多くの場合、企業はデータ保護影響評価を公表している。この評価では、自社のシステムを調査・テストして弱点や欠陥を明らかにしている。弱点や欠陥が検出されれば修正されるが、セキュリティリスクを防ぐためにデータを編集することはよくある。ツイッターのアルゴリズムをオープンソース化すれば、Webサイトのコードベースに誰もがアクセスできるようになり、悪意のある者がソフトウェアを徹底的に調べて脆弱性を見つけて悪用することが可能になる。

デ・モントフォート大学のエルケ・ボイテン教授(サイバーセキュリティ)は、「私は今のところ、イーロン・マスクがツイッターのインフラとセキュリティをすべてオープンソース化しようとしているとは、まったく思っていません」と話す。

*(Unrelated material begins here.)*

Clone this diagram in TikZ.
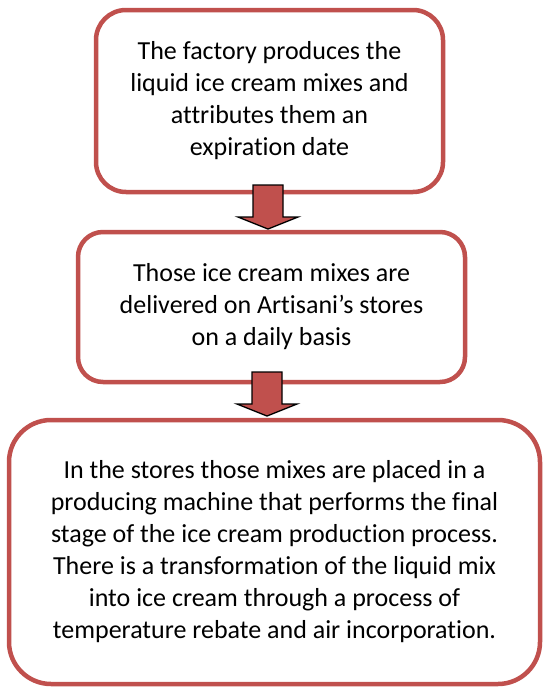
\documentclass[tikz,border=0pt]{standalone}
\usepackage{fontspec}
\setmainfont[Ligatures=NoCommon]{Carlito}
\definecolor{boxred}{HTML}{C0504D}
\begin{document}
\begin{tikzpicture}[x=1pt,y=-1pt,
  flowbox/.style={draw=boxred, line width=4.5pt, fill=white, align=center,
    font=\fontsize{26}{32}\selectfont, inner sep=0pt},
  blockarrow/.style={draw=black, line width=1.3pt, fill=boxred, line join=miter}]
\useasboundingbox (0,0) rectangle (545,688);
\node[flowbox, rounded corners=30pt, minimum width=347pt, minimum height=182pt] (b1) at (269.5,101)
  {The factory produces the\\liquid ice cream mixes and\\attributes them an\\expiration date};
\node[flowbox, rounded corners=25pt, minimum width=387pt, minimum height=150pt] (b2) at (271.5,307)
  {Those ice cream mixes are\\delivered on Artisani’s stores\\ on a daily basis};
\node[flowbox, rounded corners=42pt, minimum width=531pt, minimum height=264pt] (b3) at (274.5,552)
  {In the stores those mixes are placed in a\\producing machine that performs the final\\stage of the ice cream production process.\\There is a transformation of the liquid mix\\into ice cream through a process of\\temperature rebate and air incorporation.};
\coordinate (a1) at (268,185);
\coordinate (a2) at (267,372);
\foreach \c in {a1,a2}
  \draw[blockarrow, shift={(\c)}] (-15,0) -- (15,0) -- (15,32) -- (30,32) -- (0,44) -- (-30,32) -- (-15,32) -- cycle;
\end{tikzpicture}
\end{document}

ツイッターのアルゴリズムをオープンソース化すると、さらに別の問題が発生する可能性がある。悪意のある者がシステムをうまく利用できるようになり、そうなるとマスクのもうひとつの目標である「すべてのスパムボットをやっつける」ことがさらに難しくなる可能性がある。

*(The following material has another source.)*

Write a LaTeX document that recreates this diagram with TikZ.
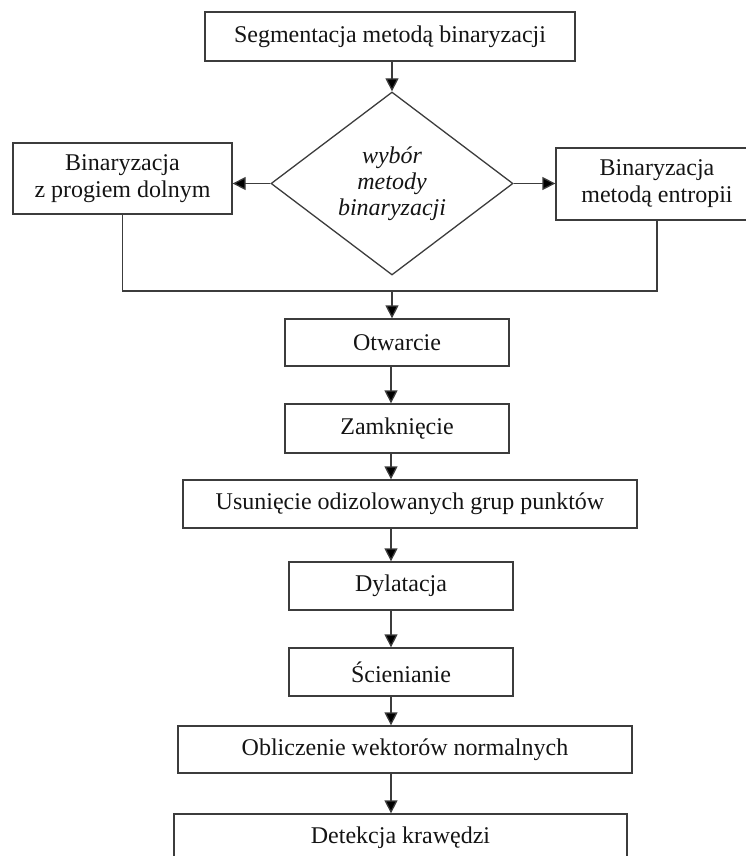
\documentclass[tikz,border=0pt]{standalone}
\usepackage{fontspec}
\setmainfont{Liberation Serif}
\usetikzlibrary{positioning, arrows.meta, shapes.geometric}
\definecolor{LineColor}{RGB}{60,60,60}
\definecolor{TextColor}{RGB}{20,20,20}
\tikzset{
  process box/.style={rectangle, draw=LineColor, line width=1.3pt, inner sep=0pt, align=center, text=TextColor, font=\fontsize{24}{27}\selectfont},
  choice/.style={diamond, draw=LineColor, line width=1.3pt, inner sep=0pt, align=center, text=TextColor, font=\fontsize{24}{26}\selectfont\itshape, minimum width=242pt, minimum height=183pt},
  flow line/.style={line width=1.3pt, LineColor},
  flow arrow/.style={flow line, -{Triangle[width=13pt,length=13pt,fill=black]}}
}

\begin{document}
\begin{tikzpicture}[x=1pt, y=-1pt]
    \useasboundingbox (0,0) rectangle (745,856);

    % Segmentation and the choice of method
    \node[process box, minimum width=370pt, minimum height=49pt] (segm) at (390,36.5) {Segmentacja metodą binaryzacji};
    \node[choice] (wybor) at (392,183.5) {wybór\\metody\\binaryzacji};
    \node[process box, minimum width=219pt, minimum height=71pt] (dolny) at (122.5,178.5) {Binaryzacja\\z progiem dolnym};
    \node[process box, minimum width=202pt, minimum height=72pt] (entropia) at (657,184) {Binaryzacja\\metodą entropii};

    % Axis of the main column and merge point
    \coordinate (axis) at (391,0);
    \coordinate (merge) at (392,291);

    % Morphological steps
    \node[process box, minimum width=224pt, minimum height=47pt] (otw) at (397,342.5) {Otwarcie};
    \node[process box, minimum width=224pt, minimum height=49pt] (zamk) at (397,428.5) {Zamknięcie};
    \node[process box, minimum width=454pt, minimum height=48pt] (usun) at (410,504) {Usunięcie odizolowanych grup punktów};
    \node[process box, minimum width=224pt, minimum height=48pt] (dyl) at (401,586) {Dylatacja};
    \node[process box, minimum width=224pt, minimum height=48pt] (scien) at (401,672) {Ścienianie};
    \node[process box, minimum width=454pt, minimum height=47pt] (oblicz) at (405,749.5) {Obliczenie wektorów normalnych};
    \node[process box, minimum width=453pt, minimum height=48pt] (detek) at (400.5,838) {Detekcja krawędzi};

    % Connectors
    \draw[flow arrow] (segm.south -| wybor) -- (wybor.north);
    \draw[flow arrow] (wybor.west) -- (wybor.west -| dolny.east);
    \draw[flow arrow] (wybor.east) -- (wybor.east -| entropia.west);
    \draw[flow line] (dolny.south) -- (dolny.south |- merge) -- (entropia.south |- merge) -- (entropia.south);
    \draw[flow arrow] (merge) -- (otw.north -| merge);
    \draw[flow arrow] (otw.south -| axis) -- (zamk.north -| axis);
    \draw[flow arrow] (zamk.south -| axis) -- (usun.north -| axis);
    \draw[flow arrow] (usun.south -| axis) -- (dyl.north -| axis);
    \draw[flow arrow] (dyl.south -| axis) -- (scien.north -| axis);
    \draw[flow arrow] (scien.south -| axis) -- (oblicz.north -| axis);
    \draw[flow arrow] (oblicz.south -| axis) -- (detek.north -| axis);
\end{tikzpicture}
\end{document}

「必ずしも、アルゴリズムのコードが機能する仕組みの複雑さを個人が理解できるようになるわけではありません。しかし、ツイッターがユーザーのタイムライン上でどのように投稿を推奨しているかを大まかに見分けることはできるでしょう」 とボイテン教授は言う。ツイッターのユーザーは、このプラットフォームが現在どのように運営されているのか正確にはわかっていないが、アルゴリズムをオープンソース化すれば、悪意のある者に新たな武器を与えてしまう可能性があると、ボイテン教授は指摘する。

他にももっと厄介な、意図しなかった可能性がある。重要な懸念のひとつは、人々が素人ながらにアルゴリズムを解析しようとすると、避けられない論争が起こることだ。その結果、さらに有害で実りのない論争が起こるかもしれない。

「小さなことで大騒ぎになるのではないかと心配しています。謎のアルゴリズムについては大げさに言われすぎていますが、実際には、悪い行いをすればそれがツイートの重みづけに反映されるという、社会的な結果に過ぎない可能性が高いのです」(フリック)

アルゴリズムをオープンソース化しても、バイアスの問題は解決しないだろう。政治的に大きく分断している今、バイアスを修正するための行動を起こすことは、技術的というより政治的なレンズを通して見られることは間違いない。

例えば、ツイッターの研究者による最近の論文では、アルゴリズムが左翼的なコンテンツよりも右翼的なコンテンツを促進しやすいことが強調されており、すでに議論の火種になっている。「混乱が起きるでしょう」とフリックは言う。